Cadavers in Grief

Haruna Choijilsuren

I had always heard about cadavers being the basis for anatomy lab.

I had seen the bodies of loved ones in the past, but I wasn’t close to them and I was young,

That version of me thought I knew death.

But then, it was my grandfather—

 

Whose back I used to scratch

Whose belly I used to listen to

Whose hands guided me and hugged me and reassured me

Whose shins filled with scars as I helped change his bandages

Whose feet I helped put socks onto

Whose ears I cleaned 

Whose head I scratched

Whose eyebrows and face I used to trace as a toddler

 

And suddenly, there is a cadaver in front of me.
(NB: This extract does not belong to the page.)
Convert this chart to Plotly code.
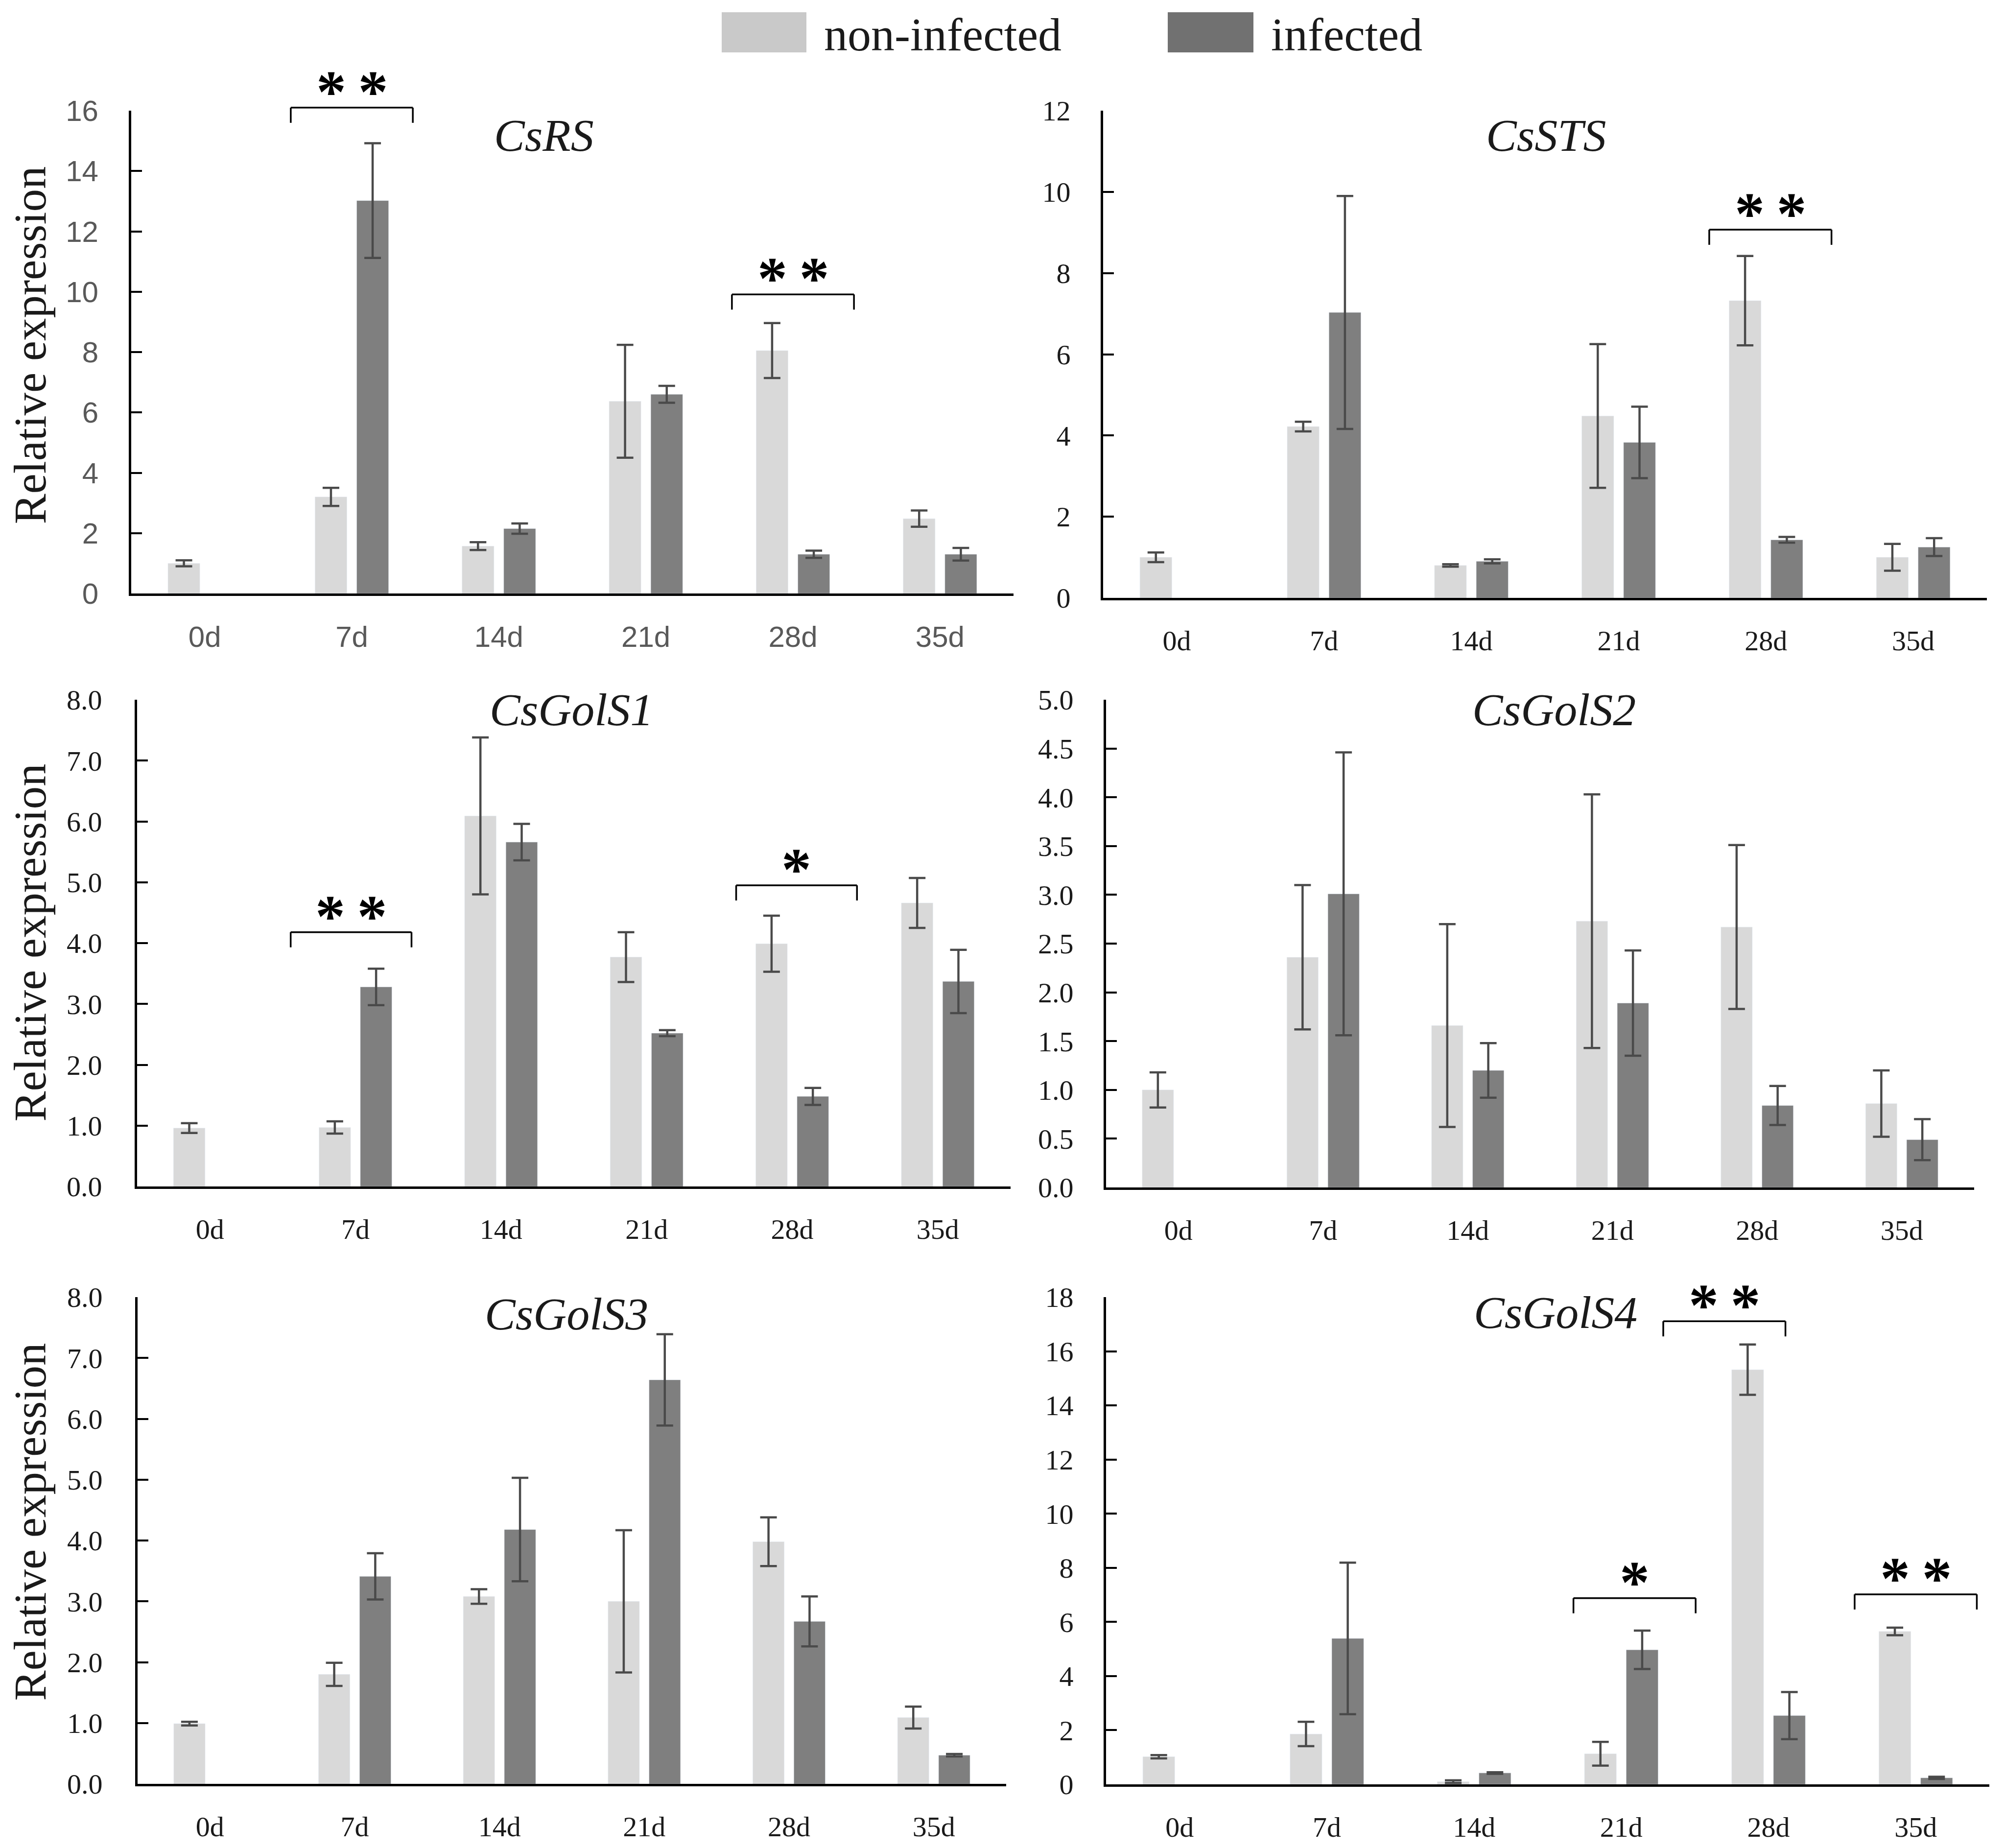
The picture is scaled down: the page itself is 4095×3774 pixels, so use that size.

I spend hours learning about them intimately…

 

The muscle fibers, the nails, the skin, the fat that protected their organs

The fibroids in their uterus

The calcifications in their aorta

I piece together a story of their life

But one that will never be full, not in the same way

 

And I am grateful to learn from them, to understand their medical history

But once upon a time, someone else knew what their hands felt like.

 

How it was to be embraced lovingly by them

How their eyes twinkled with mischief

How they burst out laughing playing games

How they walked with a limp

How they dozed off after a meal

How their voice sounded 

How it was to love them and 

How it was to be loved by them

 

I hope their loved ones don’t grapple with the thoughts of medical students taking apart their loved ones piece by piece

I hope they are shielded from every sensation, every moment of anatomy lab

I hope they never have to think about the slow disintegration of their loved one

 

The way I did.

 

I can tell you every way that the heart can fail, how the lungs stop working, the breakdown of cells membranes with hypoxia,

What protein channels stop working and the irreversible pathways of cell death,

And what cells look like as they die one by one or all at once.

 

I can tell you all the ways the brain is damaged, how the body lives on in a coma, how the liver floods with enzymes,

What proteins flood the bloodstream as they try to save the body one last time, 

And how our organs shut down one by one or all at once.

 

But I cannot tell you what death is. I cannot tell you how death occurs. I cannot explain to you what that means at all.


Haruna Choijilsuren is a second year MD/PhD student at UMass Chan Medical School and a graduate of the Medicine, Science, and Humanities department from the Johns Hopkins University. She is interested in narratives in medicine and the human experience.